Species of flowering plant

Melaleuca brachyandra, commonly known as prickly bottlebrush or scarlet bottlebrush, is a plant in the myrtle family, Myrtaceae and is endemic to New South Wales, Victoria and South Australia in Australia. (Some Australian state herbaria continue to use the name Callistemon brachyandrus.) It is a shrub or small tree with narrow leaves and showy red and green flowers making it an ideal ornamental plant in temperate areas.

==Description==
Melaleuca brachyandra is a shrub growing to 1.5-8 m tall with hard bark and a rigid habit. Its leaves are arranged alternately and are 18-61 mm long, 0.5-1.7 mm wide, linear in shape, kidney-shaped in cross section and with the end tapering to a sharp point.

The flowers are arranged in spikes on the ends of branches that continue to grow after flowering. The spikes are up to 35 mm in diameter with 7 to 36 individual flowers. The petals are 2.8-4.9 mm long and fall off as the flower ages. There are 50 to 84 stamens in each flower, with their "stalks" (the filaments) rich crimson and "tips" (the anthers) green. Flowering occurs from September to January and is followed by fruits that are woody capsules, 9-12.4 mm long.

==Taxonomy and naming==
Melaleuca brachyandra was first formally described in 2006 by Lyndley Craven in Novon. It had previously been known as Callistemon brachyandrus since John Lindley described it in 1849 in Journal of the Horticultural Society of London. The specific epithet (brachyandra) is derived from the ancient Greek words brachys (βραχύς), meaning "short" and anēr, genitive andros (ἀνήρ, genitive ἀνδρός), meaning "male", referring to the length of the stamens being shorter than the styles.

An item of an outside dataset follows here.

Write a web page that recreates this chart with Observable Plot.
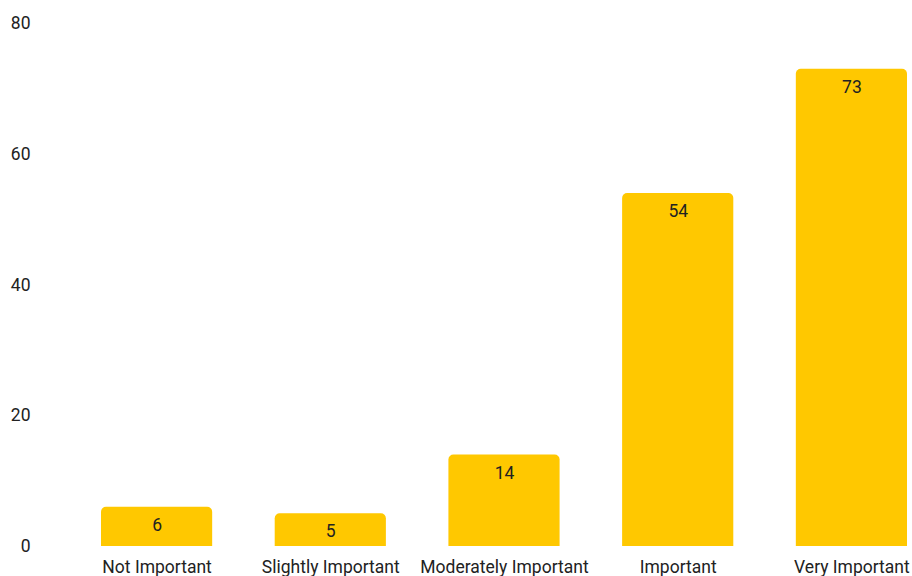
<!DOCTYPE html>
<html>
<head>
<meta charset="utf-8">
<script src="https://cdn.jsdelivr.net/npm/d3@7"></script>
<script src="https://cdn.jsdelivr.net/npm/@observablehq/plot@0.6"></script>
<style>
  html, body { margin: 0; padding: 0; background: #fff; }
  #chart svg { display: block; }
</style>
</head>
<body>
<div id="chart"></div>
<script>
const categories = ["Not Important", "Slightly Important", "Moderately Important", "Important", "Very Important"];
const counts = [6, 5, 14, 54, 73];
const yTicks = [0, 20, 40, 60, 80];

const data = categories.map((c, i) => ({category: c, count: counts[i]}));

const chart = Plot.plot({
  width: 912,
  height: 576,
  marginTop: 23,
  marginBottom: 30,
  marginLeft: 101,
  marginRight: 5,
  style: {fontFamily: "Roboto, sans-serif", fontSize: "17.5px", color: "#222", background: "#fff"},
  x: {domain: categories, paddingInner: 0.36, paddingOuter: 0, round: false, label: null},
  y: {domain: [0, 80], label: null},
  marks: [
    Plot.axisY({ticks: yTicks, tickSize: 0, tickPadding: 71, fontSize: 17.5, label: null}),
    Plot.axisX({tickSize: 0, tickPadding: 14, fontSize: 17.5, label: null}),
    Plot.barY(data, {x: "category", y: "count", fill: "#FFC800", rx: 5, insetBottom: -8, clip: "frame"}),
    Plot.text(data, {x: "category", y: "count", text: d => String(d.count), dy: 18, fill: "#222", fontSize: 17.5})
  ]
});
document.getElementById("chart").appendChild(chart);
</script>
</body>
</html>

Callistemon brachyandrus is regarded as a synonym of Melaleuca brachyandra by Plants of the World Online.

==Distribution and habitat==
Melaleuca brachyandra occurs in scattered inland areas of New South Wales, mostly commonly in the Cobar district. It also occurs in the lower Murray River districts of north-western Victoria and south-eastern South Australia.

==Use in horticulture==
Although it has prickly leaves, the attractive flower spikes of M. brachyandra make it a suitable ornamental for temperate gardens. It is usually more resistant to pests than other species of the former Callistemon. It prefers well-drained soil in a sunny situation.